Let’s remember that integration following mergers and acquisitions takes time, and time can be your enemy when it comes to achieving deal goals. Failures in the integration stage can result from a slow-paced integration or from hastily executed integrations that do not account for the necessary change management. So, what’s the balance?

Our clients often start by asking for a “typical” integration timeframe. But that’s not the right question. A more appropriate question is “what’s a realistic timeframe for this deal given its unique factors and risks?”
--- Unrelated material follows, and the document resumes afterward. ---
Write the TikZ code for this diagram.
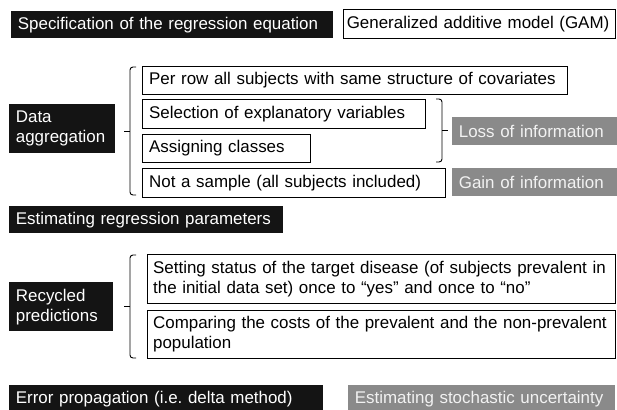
\documentclass[tikz,border=0pt]{standalone}
\usepackage{fontspec}
\setmainfont{Liberation Sans}
\usepackage{tikz}
\frenchspacing

\definecolor{boxblack}{HTML}{141414}
\definecolor{boxgray}{HTML}{8A8A8A}
\definecolor{txtgray}{HTML}{F2F2F2}

\tikzset{
  cell/.style={anchor=north west, inner xsep=0.2cm, inner ysep=0pt, align=left,
    font=\fontsize{14.45}{17}\selectfont},
  blk/.style={cell, fill=boxblack, text=white},
  wht/.style={cell, draw=black, line width=0.8pt, fill=white},
  gry/.style={cell, fill=boxgray, text=txtgray},
  brc/.style={line width=0.8pt, rounded corners=2.5pt}
}

\begin{document}
\begin{tikzpicture}[x=0.03cm,y=-0.03cm] %[units are pixels of the 617x409 frame]
\clip (0,0) rectangle (617,409);
\fill[white] (0,0) rectangle (617,409);

\node[blk, text width=9.26cm, minimum height=0.81cm] (spec) at (11,11) {Specification of the regression equation};
\node[wht, inner xsep=0.1cm, text width=7.96cm, minimum height=0.87cm] (gam) at (343,9) {Generalized additive model (GAM)};

\node[blk, text width=2.78cm, minimum height=1.47cm] (aggr) at (9,104) {Data\\aggregation};
\node[wht, text width=12.35cm, minimum height=0.84cm] (perrow) at (142,66) {Per row all subjects with same structure of covariates};
\node[wht, text width=8.09cm, minimum height=0.87cm] (select) at (142,99) {Selection of explanatory variables};
\node[wht, text width=4.64cm, minimum height=0.84cm] (assign) at (142,134) {Assigning classes};
\node[wht, text width=8.69cm, minimum height=0.87cm] (nosample) at (142,168) {Not a sample (all subjects included)};
\node[gry, text width=4.7cm, minimum height=0.84cm] (loss) at (452,117) {Loss of information};
\node[gry, text width=4.7cm, minimum height=0.84cm] (gain) at (452,168) {Gain of information};

\node[blk, text width=7.82cm, minimum height=0.81cm] (estim) at (9,206) {Estimating regression parameters};

\node[blk, text width=2.72cm, minimum height=1.47cm] (recyc) at (9,282) {Recycled\\predictions};
\node[wht, text width=13.7cm, inner xsep=0.17cm, minimum height=1.47cm] (setting) at (147,254) {Setting status of the target disease (of subjects prevalent in\\the initial data set) once to ``yes'' and once to ``no''};
\node[wht, text width=13.7cm, inner xsep=0.17cm, minimum height=1.44cm] (compare) at (147,310) {Comparing the costs of the prevalent and the non-prevalent\\population};

\node[blk, text width=9.02cm, minimum height=0.81cm] (error) at (9,385) {Error propagation (i.e. delta method)};
\node[gry, text width=7.61cm, minimum height=0.81cm] (stoch) at (348,385) {Estimating stochastic uncertainty};

% braces
\foreach \t/\b in {67/195,255/358} {
\draw[brc] (136,\t) -- (130,\t) -- (130,\b) -- (136,\b);
\draw[line width=0.8pt] (124,{(\t+\b)/2}) -- (130,{(\t+\b)/2});
}
\draw[brc] (436,99) -- (442,99) -- (442,162) -- (436,162);
\draw[line width=0.8pt] (442,130) -- (448,130);
\end{tikzpicture}
\end{document}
Major factors that impact a Total Rewards integration timeline include:

  • The number of countries involved
  • Employee headcount in each country
  • Timelines of other functional areas
  • Work councils and union relationships
  • Synergy goals
  • Vendor relationships
  • Impact of mid-year vs year-end changes
  • Magnitude of anticipated changes
  • Maturity of the buyer’s Total Rewards strategy

Immediate vs. delayed integration

When it comes to Total Rewards, immediate integration helps achieve synergies earlier and gives employees clarity about the new organization and their future sooner. But that all depends on the materiality of the impacts to employees. Material impacts can create even more distraction and loss of productivity at a time when you need stability in the business.

Delayed integration on the other hand can be advantageous when you need to avoid added distractions and keep people focused on business continuity. It also provides additional time to understand the acquired company’s people, programs and systems, particularly if the level of integration planning that was done pre-close was limited. But don’t forget that people will likely expect changes. Short term, this means you aren’t necessarily avoiding the distraction. Longer term, maintaining the “status quo” may give people the impression that no changes will come, so much so that when integration does occur reactions may be more intense, feeling like the story has changed.

Perhaps the best way to think about the timeline for Total Rewards integration is as a journey, as opposed to a single event. By understanding the business drivers and impacts of changes you can structure the right Total Rewards integration roadmap to achieve the goals of this deal. The desired end-state will be a critical factor as you are mapping the milestones in this journey appropriately.

An image featuring enabling vs barrier statements.
Lessons learned

Key enablers and barriers to success in Total Rewards integration

The road to integration is not easy and is influenced by a range of factors. Depending on your integration strategy, you can either speed to the destination while navigating change on the way or you can test the objectives from the onset, anticipate risks and navigate change while taking your time, leveraging tools and tactics, involving the right people from beginning to the end.